Developmentalism and unfulfilled promises
The reduction of people and of nature in the "third world" to
their economic potential, the reduction of peoples' material and
meta-material aspirations to quantified "needs" defined by experts in
the offices of local or foreign capital cities lead to mal-development,
worse to the obsession with "developmentalism" (Akpokavie. Participants
define it as based on a perverse logic of growth, productivism,
individualism, accumulation, profit-maximization.
Dependency-creating technology, artificial and narrow-issue
credit schemes and crop-specialization characterize rural policies
enforced on Ghanaian farmers. The effort to transform the peasantry
(considered as backward, conservative, incapable or unwilling) by
breaking down their "affective ties" (G. Hyden's "Economy of Affection"
describing how African farmers value human relations as much as
profit), the strategies to turn them into market-oriented
entrepreneurial farmers capable to dominate (not just adapt to) their
environment is severely criticized. A sharp contrast exists between the
"dominant logic of development" and the "peasants strategy of
development".
The Ghanaian country side is riddled with dashed hopes and
unfulfilled promises of the eldorado of development. Most have laid the
blame of these failures on the peasantry. Yet, peasants have rarely
conceived these development programmes. The model of economistic
development and the culture underpinning it is taken for granted as
being in the best interest of the peasantry. In actual fact, colonial
and post-colonial policies are often to blame for imposing a
dis-embedded type of "development". Development strategies subverted
the peasants mode of production by trying to transform them into cash
crop producers for export.
State farms, development projects, resettlement schemes,
rural colonization, all of these sophisticated novelties amounted to
one major characteristic : the economic profit-oriented aspect of
production was divorced from its social and cultural aspects. Peasants
were and still are to be either transformed into producers of
commodities or ignored and marginalized.
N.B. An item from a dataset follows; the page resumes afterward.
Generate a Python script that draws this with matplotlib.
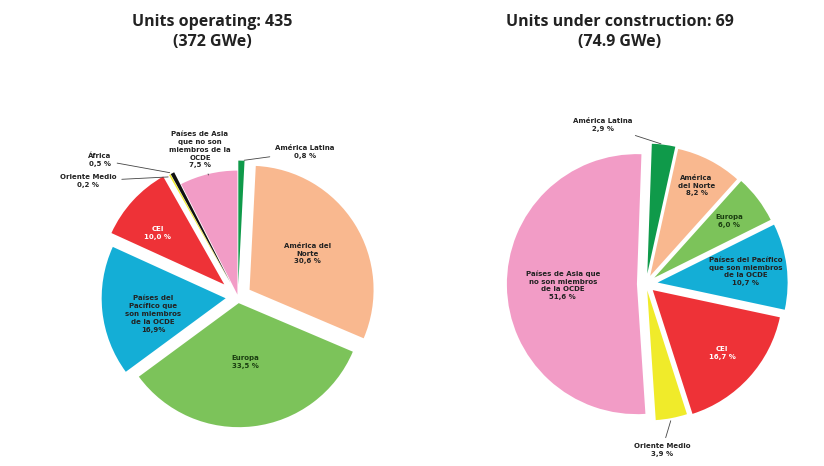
import numpy as np
import matplotlib.pyplot as plt

# ---- data ----
op_values = [0.8, 30.6, 33.5, 16.9, 10.0, 0.2, 0.5, 7.5]
op_labels = ["América Latina\n0,8 %", "América del\nNorte\n30,6 %", "Europa\n33,5 %",
             "Países del\nPacífico que\nson miembros\nde la OCDE\n16,9%", "CEI\n10,0 %",
             "Oriente Medio\n0,2 %", "África\n0,5 %",
             "Países de Asia\nque no son\nmiembros de la\nOCDE\n7,5 %"]
op_colors = ["#0f9a4a", "#f9b88f", "#7cc35a", "#14aed6", "#ee3237", "#f0eb2a", "#111111", "#f29cc6"]

uc_values = [2.9, 8.2, 6.0, 10.7, 16.7, 3.9, 51.6]
uc_labels = ["América Latina\n2,9 %", "América\ndel Norte\n8,2 %", "Europa\n6,0 %",
             "Países del Pacífico\nque son miembros\nde la OCDE\n10,7 %", "CEI\n16,7 %",
             "Oriente Medio\n3,9 %",
             "Países de Asia que\nno son miembros\nde la OCDE\n51,6 %"]
uc_colors = ["#0f9a4a", "#f9b88f", "#7cc35a", "#14aed6", "#ee3237", "#f0eb2a", "#f29cc6"]

W, H = 824, 466
fig = plt.figure(figsize=(W / 100, H / 100), dpi=100)
ax = fig.add_axes([0, 0, 1, 1])


def Y(y):
    return H - y


# ---- left pie ----
c1 = (238, Y(297))
r1 = 124
ex1 = [0.1, 0.11, 0.05, 0.1, 0.15, 0.13, 0.13, 0.02]
w1, _ = ax.pie(op_values, colors=op_colors, startangle=90, counterclock=False,
               explode=[e * r1 for e in ex1],
               center=c1, radius=r1, frame=True,
               wedgeprops=dict(linewidth=0))

# ---- right pie ----
c2 = (646, Y(284))
r2 = 130
ex2 = [0.08, 0.07, 0.08, 0.09, 0.07, 0.05, 0.07]
w2, _ = ax.pie(uc_values, colors=uc_colors, startangle=88, counterclock=False,
               explode=[e * r2 for e in ex2],
               center=c2, radius=r2, frame=True,
               wedgeprops=dict(linewidth=0))

ax.set_xlim(0, W)
ax.set_ylim(0, H)
ax.set_aspect('equal')
ax.axis('off')

fs = 5.0


def inside(w, r, frac, text, color='#222222', dang=0.0):
    a = np.deg2rad((w.theta1 + w.theta2) / 2 + dang)
    x = w.center[0] + r * frac * np.cos(a)
    y = w.center[1] + r * frac * np.sin(a)
    ax.text(x, y, text, ha='center', va='center', fontsize=fs, fontweight='bold',
            color=color, linespacing=1.35)


def point_on(w, r, frac):
    a = np.deg2rad((w.theta1 + w.theta2) / 2)
    return (w.center[0] + r * frac * np.cos(a), w.center[1] + r * frac * np.sin(a))


# left labels
inside(w1[1], r1, 0.55, op_labels[1])
inside(w1[2], r1, 0.48, op_labels[2], color='#1a3d10')
inside(w1[3], r1, 0.6, op_labels[3], dang=6)
inside(w1[4], r1, 0.68, op_labels[4], color='white', dang=5)

lab_kw = dict(fontsize=fs, fontweight='bold', color='#222222', linespacing=1.35)
line_kw = dict(arrowstyle='-', color='#444444', lw=0.6)
ax.annotate(op_labels[0], xy=point_on(w1[0], r1, 1.0), xytext=(305, Y(152)),
            ha='center', va='center', arrowprops=line_kw, **lab_kw)
ax.annotate(op_labels[5], xy=point_on(w1[5], r1, 0.98), xytext=(88, Y(181)),
            ha='center', va='center', arrowprops=line_kw, **lab_kw)
ax.annotate(op_labels[6], xy=point_on(w1[6], r1, 1.0), xytext=(100, Y(160)),
            ha='center', va='center', arrowprops=line_kw, **lab_kw)
ax.annotate(op_labels[7], xy=point_on(w1[7], r1, 0.97), xytext=(200, Y(150)),
            ha='center', va='center', arrowprops=line_kw, **lab_kw)

# right labels
inside(w2[1], r2, 0.78, uc_labels[1])
inside(w2[2], r2, 0.72, uc_labels[2], color='#1a3d10')
inside(w2[3], r2, 0.68, uc_labels[3])
inside(w2[4], r2, 0.72, uc_labels[4], color='white')
inside(w2[6], r2, 0.57, uc_labels[6])
ax.annotate(uc_labels[0], xy=point_on(w2[0], r2, 1.0), xytext=(603, Y(125)),
            ha='center', va='center', arrowprops=line_kw, **lab_kw)
ax.annotate(uc_labels[5], xy=point_on(w2[5], r2, 1.0), xytext=(662, Y(450)),
            ha='center', va='center', arrowprops=line_kw, **lab_kw)

# titles
tkw = dict(ha='center', va='center', fontsize=11.5, fontweight='bold', color='#222222',
           family='Open Sans', linespacing=1.35)
ax.text(212, Y(32), "Units operating: 435\n(372 GWe)", **tkw)
ax.text(620, Y(32), "Units under construction: 69\n(74.9 GWe)", **tkw)

fig.savefig("out.png", dpi=100)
Not a peasant-model of
agriculture is sought after, but agrarian "modernisation" through
intensive agricultural development, restructuring of the articulation
between agriculture and industry making the former subservient to the
latter, imposition of social relations of production compatible with a
technocratic high-yield productivism.
Subjects not objects of development
This analysis leads to a new explanation of the enduring
material poverty in much of the African continent.
Material poverty is the result of a deep conflict between
experts claiming "you-can-be-like-us" and the deep need for identity,
autonomy, dignity and human agency. People want to be actors : subjects
not objects of "development". Rather than try to recolonise Africa
- which would mean the re-imposition of the failed recipes of the past
-, Africa should be allowed to find its own way, released at long last
from eurocentric philosophies and value systems (CARMEN).